Old software may not always work as well as it seems. The mentality of "If it isn't broke, then don't fix it" could be the culprit. In this column, Linda Hayes offers a few suggestions to help you look at your software with a more critical eye, which might help you realize where your old software is broken or in need of attention.
I have long excoriated capture/playback as an ineffective test automation approach because it lacks structure, reliability, and maintainability. But there is something about it that is more subtle and disturbing. When you get right down to it, all capture/playback can do is tell you if the same steps got the same results, not whether the steps or results were right or why they were repeatable.
Batch testing is also often automated by simply capturing production data, declaring it the baseline, and thereafter comparing against it. As expedient as this is for describing a lot of functionality in shorthand, it unfortunately means that an error memorialized in the baseline can go undetected for a long time and do a lot of damage.

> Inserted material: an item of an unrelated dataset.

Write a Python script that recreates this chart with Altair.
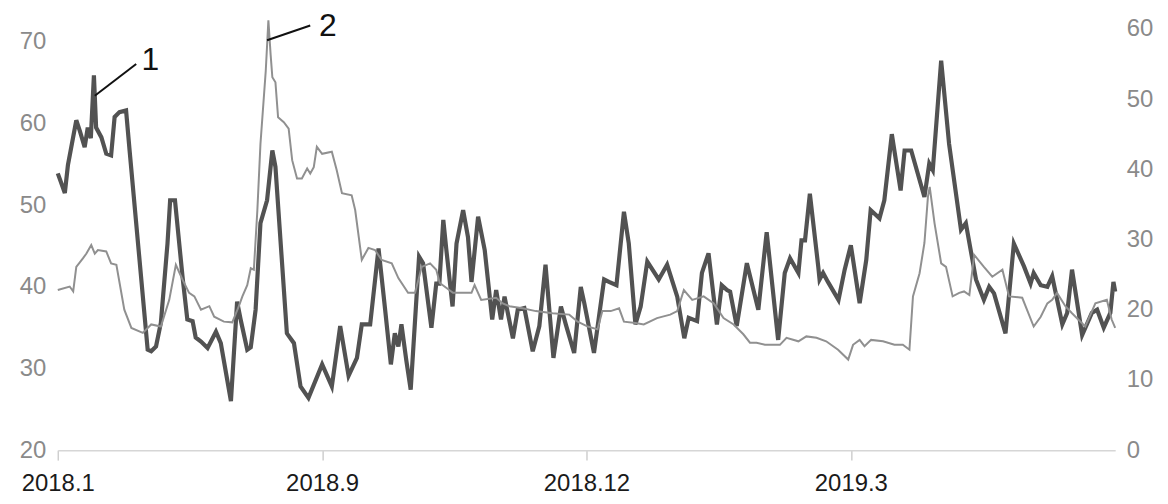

Don't get me wrong, I can understand the attraction, even the need to do this. After years in production, any system documentation becomes long out of date and the original authors are perhaps long gone, so the best source of knowledge about what the software should be doing is what it is doing. After all, if no one is complaining then it must be working. Right?
Not necessarily. HomeSide Lending, a New Jersey mortgage broker acquired by National Australia Bank, was under-pricing mortgages for years due to a "computer error" in which the wrong interest rate was used. The eventual write-offs, after all the dust settled, amounted to $4 billion, and the bank's market value lost over $6.5 billion. The bank was almost bankrupted.
Aside from the shocking price tag, it's amazing how long the error went undetected. Mortgage pricing is essential to HomeSide's core business and alleged to be their special competency. I don't know precisely how it happened, but obviously someone, somewhere, and at some time decided the software was correctly pricing mortgages when it wasn't. No one questioned it until the Australian banking authority audited the software.
It stands to reason that the best and only way to truly test software is to first decide what it should do, then prove that it does as expected instead of the other way around. This is hard, especially for older systems, because of the long accumulation of changes and the tangled network of integrations. Still, is any excuse adequate against the possibility of long term, perhaps even fatal damage?
Sarbanes Oxley wasn't around in 2001 when the HomeSide Lending disaster occurred, but if it were, I'm sure the repercussions for executives would have been far more serious than being fired. And while decades ago a "computer error" was easier to cloak in some technical mystery, today technology is commonplace and errors are understood as defects that have a cause.It would be better to avoid hidden assumptions that lead to sudden surprises by following the example of the Social Security Administration's Unified Measurement System project. Tasked with updating the existing performance evaluation system for 1,300 field offices, Harriet Hardy, the program manager, started by defining the business rules first, then evaluating the existing system to establish the baseline. This process uncovered differences between the documented performance-measurement policies and how the policies were implemented in the software. Had Harriet simply assumed that the existing system was operating correctly because no one said otherwise, the errors could have been perpetuated even longer.
Of course not all management is willing to invest in functional introspection. Discovering and documenting functionality takes time but produces no lines of code, and unfortunately, code is sometimes confused with value. The true, underlying asset—the knowledge expressed in the system—is often neglected. Ironically, it is this knowledge that gives the software value, not the number of lines of code. No one buys software by the pound. Yet time for detailed analysis, planning, and documentation are often squeezed by the need to show supposed tangible progress.
A project to rearchitect one of our core components has taken thousands of hours so far, and most of this was not even analysis or design—let alone coding—just basic domain-knowledge transfer. Unfortunately, I know from expensive experience that assuring a comprehensive understanding by all team members from the beginning will avoid far more costly issues in the future.
So expose your hidden assumptions, bring them into the light, and question them. It may be the most important quality step you can take.